▶ **TASK INSTRUCTIONS**
For the copy, please give all of the data again exactly and leave the pictures out.

>>>

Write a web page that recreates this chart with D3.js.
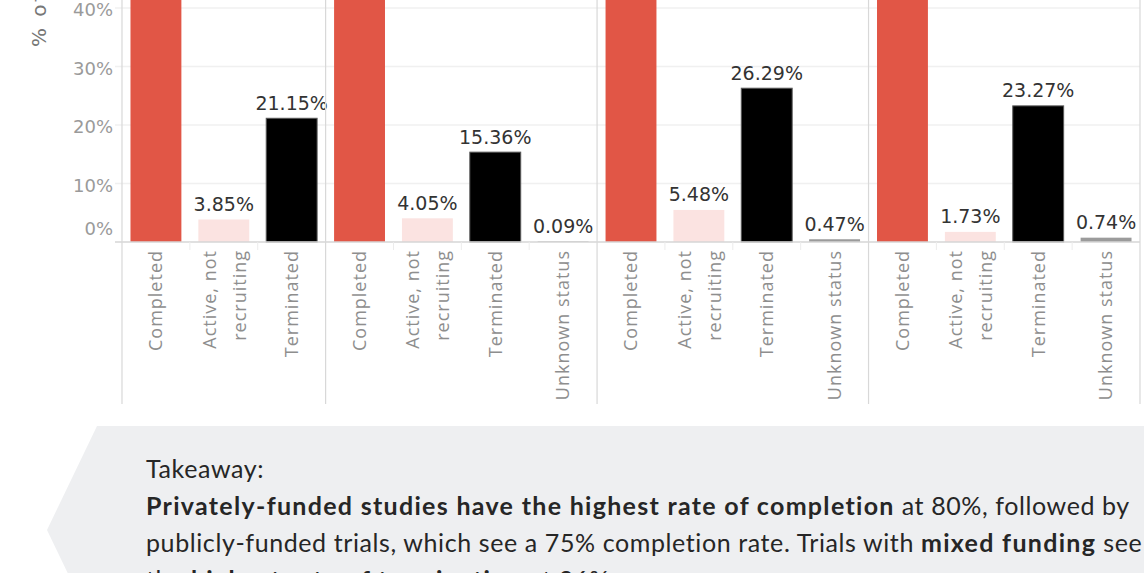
<!DOCTYPE html>
<html>
<head>
<meta charset="utf-8">
<script src="https://cdn.jsdelivr.net/npm/d3@7"></script>
<style>
  html, body { margin: 0; padding: 0; background: #fff; }
  svg { display: block; }
</style>
</head>
<body>
<svg id="chart" width="1144" height="573"></svg>
<script>
// Trial status share (%) by funding group
const fundingGroups = ["Public", "Private", "Mixed", "Other"];
const statuses = ["Completed", "Active, not recruiting", "Terminated", "Unknown status"];
const completedPct  = [75.00, 80.50, 67.76, 74.26];
const activePct     = [3.85, 4.05, 5.48, 1.73];
const terminatedPct = [21.15, 15.36, 26.29, 23.27];
const unknownPct    = [null, 0.09, 0.47, 0.74];
const yTicks = [0, 10, 20, 30, 40];
const axisTitle = "% of Trials";

const statusColors = {
  "Completed": "#e15646",
  "Active, not recruiting": "#fbe3e1",
  "Terminated": "#000000",
  "Unknown status": "#9b9b9b"
};

// Flatten into one row per visible bar
const seriesByStatus = [completedPct, activePct, terminatedPct, unknownPct];
const rows = [];
fundingGroups.forEach((g, gi) => {
  statuses.forEach((s, si) => {
    const v = seriesByStatus[si][gi];
    if (v !== null) rows.push({ group: g, status: s, value: v, key: g + "|" + s });
  });
});

const svg = d3.select("#chart");
const plotLeft = 122, plotRight = 1140, baseY = 242;

const x = d3.scaleBand()
  .domain(rows.map(d => d.key))
  .range([plotLeft, plotRight])
  .paddingInner(0.25)
  .paddingOuter(0.125);

const y = d3.scaleLinear().domain([0, 40]).range([baseY, 8]);

// Horizontal gridlines
svg.append("g")
  .selectAll("line")
  .data(yTicks.filter(t => t > 0))
  .join("line")
  .attr("x1", 115).attr("x2", plotRight)
  .attr("y1", d => y(d)).attr("y2", d => y(d))
  .attr("stroke", "#f0f0f0").attr("stroke-width", 1.5);

// Bars
svg.append("g")
  .selectAll("rect")
  .data(rows)
  .join("rect")
  .attr("x", d => x(d.key))
  .attr("width", x.bandwidth())
  .attr("y", d => y(d.value))
  .attr("height", d => baseY - y(d.value))
  .attr("fill", d => statusColors[d.status])
  .attr("stroke", d => d.status === "Terminated" ? "#5a5a5a" : "none")
  .attr("stroke-width", 1);

// Value labels (Completed labels sit above the visible area)
svg.append("g")
  .selectAll("text")
  .data(rows.filter(d => d.status !== "Completed"))
  .join("text")
  .attr("x", d => x(d.key) + x.bandwidth() / 2)
  .attr("y", d => y(d.value) - 8.5)
  .attr("text-anchor", "middle")
  .attr("font-family", "DejaVu Sans, sans-serif")
  .attr("font-size", 19)
  .attr("fill", "#333")
  .text(d => d.value.toFixed(2) + "%");

// Baseline
svg.append("line")
  .attr("x1", 115).attr("x2", plotRight)
  .attr("y1", baseY).attr("y2", baseY)
  .attr("stroke", "#d6d6d6").attr("stroke-width", 1.5);

// Short dividers between category headers
const keys = x.domain();
const dividers = [];
keys.forEach((k, i) => {
  if (i > 0 && keys[i - 1].split("|")[0] === k.split("|")[0]) dividers.push(k);
});
svg.append("g")
  .selectAll("line")
  .data(dividers)
  .join("line")
  .attr("x1", d => x(d) - x.step() * 0.125).attr("x2", d => x(d) - x.step() * 0.125)
  .attr("y1", baseY).attr("y2", baseY + 8)
  .attr("stroke", "#ececec").attr("stroke-width", 1);

// Panel borders
const panelEdges = [plotLeft];
fundingGroups.forEach(g => {
  const last = rows.filter(r => r.group === g).slice(-1)[0];
  panelEdges.push(x(last.key) + x.bandwidth() + x.step() * 0.125);
});
svg.append("g")
  .selectAll("line")
  .data(panelEdges)
  .join("line")
  .attr("x1", d => d).attr("x2", d => d)
  .attr("y1", 0).attr("y2", 404)
  .attr("stroke", "#d8d8d8").attr("stroke-width", 1.2);

// Y axis tick labels
const yAxis = d3.axisLeft(y).tickValues(yTicks).tickSize(0).tickPadding(0)
  .tickFormat(d => d + "%");
const ya = svg.append("g").attr("transform", "translate(113,0)").call(yAxis);
ya.select(".domain").remove();
ya.selectAll(".tick text")
  .attr("font-family", "DejaVu Sans, sans-serif")
  .attr("font-size", 18)
  .attr("fill", "#9a9a9a")
  .attr("x", 0)
  .attr("dy", "0.35em")
  .attr("y", d => d === 0 ? -13.5 : 1.5);

// Y axis title
svg.append("text")
  .attr("transform", "translate(46,47) rotate(-90)")
  .attr("text-anchor", "start")
  .attr("font-family", "DejaVu Sans, sans-serif")
  .attr("font-size", 20)
  .attr("letter-spacing", 2.5)
  .attr("fill", "#777")
  .text(axisTitle);

// Category header labels (rotated)
const labelLines = {
  "Completed": ["Completed"],
  "Active, not recruiting": ["Active, not", "recruiting"],
  "Terminated": ["Terminated"],
  "Unknown status": ["Unknown status"]
};
const heads = svg.append("g")
  .selectAll("g")
  .data(rows)
  .join("g")
  .attr("transform", d => `translate(${x(d.key) + x.bandwidth() / 2},250) rotate(-90)`);
heads.each(function (d) {
  const lines = labelLines[d.status];
  const offs = lines.length === 1 ? [0] : [-14.5, 15.5];
  lines.forEach((t, i) => {
    d3.select(this).append("text")
      .attr("x", 0)
      .attr("y", offs[i])
      .attr("dy", "0.35em")
      .attr("text-anchor", "end")
      .attr("font-family", "Open Sans, sans-serif")
      .attr("font-size", 18)
      .attr("letter-spacing", 1.0)
      .attr("fill", "#8e8e8e")
      .text(t);
  });
});

// Takeaway panel
const box = svg.append("g");
box.append("path")
  .attr("d", d3.line()([[97, 426], [1160, 426], [1160, 634], [97, 634], [47, 530]]) + "Z")
  .attr("fill", "#eeeff1");

const para = [
  [{ t: "Takeaway:", b: false }],
  [{ t: "Privately-funded studies have the highest rate of completion", b: true },
   { t: " at 80%, followed by", b: false }],
  [{ t: "publicly-funded trials, which see a 75% completion rate. Trials with ", b: false },
   { t: "mixed funding", b: true }, { t: " see", b: false }],
  [{ t: "the ", b: false }, { t: "highest rate of termination", b: true }, { t: " at 26%.", b: false }]
];
const baselines = [478, 515, 552, 589];
para.forEach((parts, i) => {
  const txt = box.append("text")
    .attr("x", 146).attr("y", baselines[i])
    .attr("font-family", "Lato, sans-serif")
    .attr("font-size", 25)
    .attr("fill", "#262626")
    .attr("xml:space", "preserve");
  parts.forEach(p => {
    txt.append("tspan")
      .attr("font-weight", p.b ? 700 : 400)
      .attr("letter-spacing", p.b ? 1.3 : 0.6)
      .text(p.t);
  });
});
</script>
</body>
</html>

<<<

▶ **RESULT**
Write a web page that recreates this chart with D3.js.
<!DOCTYPE html>
<html>
<head>
<meta charset="utf-8">
<script src="https://cdn.jsdelivr.net/npm/d3@7"></script>
<style>
  html, body { margin: 0; padding: 0; background: #fff; }
  svg { display: block; }
</style>
</head>
<body>
<svg id="chart" width="1144" height="573"></svg>
<script>
// Trial status share (%) by funding group
const fundingGroups = ["Public", "Private", "Mixed", "Other"];
const statuses = ["Completed", "Active, not recruiting", "Terminated", "Unknown status"];
const completedPct  = [75.00, 80.50, 67.76, 74.26];
const activePct     = [3.85, 4.05, 5.48, 1.73];
const terminatedPct = [21.15, 15.36, 26.29, 23.27];
const unknownPct    = [null, 0.09, 0.47, 0.74];
const yTicks = [0, 10, 20, 30, 40];
const axisTitle = "% of Trials";

const statusColors = {
  "Completed": "#e15646",
  "Active, not recruiting": "#fbe3e1",
  "Terminated": "#000000",
  "Unknown status": "#9b9b9b"
};

// Flatten into one row per visible bar
const seriesByStatus = [completedPct, activePct, terminatedPct, unknownPct];
const rows = [];
fundingGroups.forEach((g, gi) => {
  statuses.forEach((s, si) => {
    const v = seriesByStatus[si][gi];
    if (v !== null) rows.push({ group: g, status: s, value: v, key: g + "|" + s });
  });
});

const svg = d3.select("#chart");
const plotLeft = 122, plotRight = 1140, baseY = 242;

const x = d3.scaleBand()
  .domain(rows.map(d => d.key))
  .range([plotLeft, plotRight])
  .paddingInner(0.25)
  .paddingOuter(0.125);

const y = d3.scaleLinear().domain([0, 40]).range([baseY, 8]);

// Horizontal gridlines
svg.append("g")
  .selectAll("line")
  .data(yTicks.filter(t => t > 0))
  .join("line")
  .attr("x1", 115).attr("x2", plotRight)
  .attr("y1", d => y(d)).attr("y2", d => y(d))
  .attr("stroke", "#f0f0f0").attr("stroke-width", 1.5);

// Bars
svg.append("g")
  .selectAll("rect")
  .data(rows)
  .join("rect")
  .attr("x", d => x(d.key))
  .attr("width", x.bandwidth())
  .attr("y", d => y(d.value))
  .attr("height", d => baseY - y(d.value))
  .attr("fill", d => statusColors[d.status])
  .attr("stroke", d => d.status === "Terminated" ? "#5a5a5a" : "none")
  .attr("stroke-width", 1);

// Value labels (Completed labels sit above the visible area)
svg.append("g")
  .selectAll("text")
  .data(rows.filter(d => d.status !== "Completed"))
  .join("text")
  .attr("x", d => x(d.key) + x.bandwidth() / 2)
  .attr("y", d => y(d.value) - 8.5)
  .attr("text-anchor", "middle")
  .attr("font-family", "DejaVu Sans, sans-serif")
  .attr("font-size", 19)
  .attr("fill", "#333")
  .text(d => d.value.toFixed(2) + "%");

// Baseline
svg.append("line")
  .attr("x1", 115).attr("x2", plotRight)
  .attr("y1", baseY).attr("y2", baseY)
  .attr("stroke", "#d6d6d6").attr("stroke-width", 1.5);

// Short dividers between category headers
const keys = x.domain();
const dividers = [];
keys.forEach((k, i) => {
  if (i > 0 && keys[i - 1].split("|")[0] === k.split("|")[0]) dividers.push(k);
});
svg.append("g")
  .selectAll("line")
  .data(dividers)
  .join("line")
  .attr("x1", d => x(d) - x.step() * 0.125).attr("x2", d => x(d) - x.step() * 0.125)
  .attr("y1", baseY).attr("y2", baseY + 8)
  .attr("stroke", "#ececec").attr("stroke-width", 1);

// Panel borders
const panelEdges = [plotLeft];
fundingGroups.forEach(g => {
  const last = rows.filter(r => r.group === g).slice(-1)[0];
  panelEdges.push(x(last.key) + x.bandwidth() + x.step() * 0.125);
});
svg.append("g")
  .selectAll("line")
  .data(panelEdges)
  .join("line")
  .attr("x1", d => d).attr("x2", d => d)
  .attr("y1", 0).attr("y2", 404)
  .attr("stroke", "#d8d8d8").attr("stroke-width", 1.2);

// Y axis tick labels
const yAxis = d3.axisLeft(y).tickValues(yTicks).tickSize(0).tickPadding(0)
  .tickFormat(d => d + "%");
const ya = svg.append("g").attr("transform", "translate(113,0)").call(yAxis);
ya.select(".domain").remove();
ya.selectAll(".tick text")
  .attr("font-family", "DejaVu Sans, sans-serif")
  .attr("font-size", 18)
  .attr("fill", "#9a9a9a")
  .attr("x", 0)
  .attr("dy", "0.35em")
  .attr("y", d => d === 0 ? -13.5 : 1.5);

// Y axis title
svg.append("text")
  .attr("transform", "translate(46,47) rotate(-90)")
  .attr("text-anchor", "start")
  .attr("font-family", "DejaVu Sans, sans-serif")
  .attr("font-size", 20)
  .attr("letter-spacing", 2.5)
  .attr("fill", "#777")
  .text(axisTitle);

// Category header labels (rotated)
const labelLines = {
  "Completed": ["Completed"],
  "Active, not recruiting": ["Active, not", "recruiting"],
  "Terminated": ["Terminated"],
  "Unknown status": ["Unknown status"]
};
const heads = svg.append("g")
  .selectAll("g")
  .data(rows)
  .join("g")
  .attr("transform", d => `translate(${x(d.key) + x.bandwidth() / 2},250) rotate(-90)`);
heads.each(function (d) {
  const lines = labelLines[d.status];
  const offs = lines.length === 1 ? [0] : [-14.5, 15.5];
  lines.forEach((t, i) => {
    d3.select(this).append("text")
      .attr("x", 0)
      .attr("y", offs[i])
      .attr("dy", "0.35em")
      .attr("text-anchor", "end")
      .attr("font-family", "Open Sans, sans-serif")
      .attr("font-size", 18)
      .attr("letter-spacing", 1.0)
      .attr("fill", "#8e8e8e")
      .text(t);
  });
});

// Takeaway panel
const box = svg.append("g");
box.append("path")
  .attr("d", d3.line()([[97, 426], [1160, 426], [1160, 634], [97, 634], [47, 530]]) + "Z")
  .attr("fill", "#eeeff1");

const para = [
  [{ t: "Takeaway:", b: false }],
  [{ t: "Privately-funded studies have the highest rate of completion", b: true },
   { t: " at 80%, followed by", b: false }],
  [{ t: "publicly-funded trials, which see a 75% completion rate. Trials with ", b: false },
   { t: "mixed funding", b: true }, { t: " see", b: false }],
  [{ t: "the ", b: false }, { t: "highest rate of termination", b: true }, { t: " at 26%.", b: false }]
];
const baselines = [478, 515, 552, 589];
para.forEach((parts, i) => {
  const txt = box.append("text")
    .attr("x", 146).attr("y", baselines[i])
    .attr("font-family", "Lato, sans-serif")
    .attr("font-size", 25)
    .attr("fill", "#262626")
    .attr("xml:space", "preserve");
  parts.forEach(p => {
    txt.append("tspan")
      .attr("font-weight", p.b ? 700 : 400)
      .attr("letter-spacing", p.b ? 1.3 : 0.6)
      .text(p.t);
  });
});
</script>
</body>
</html>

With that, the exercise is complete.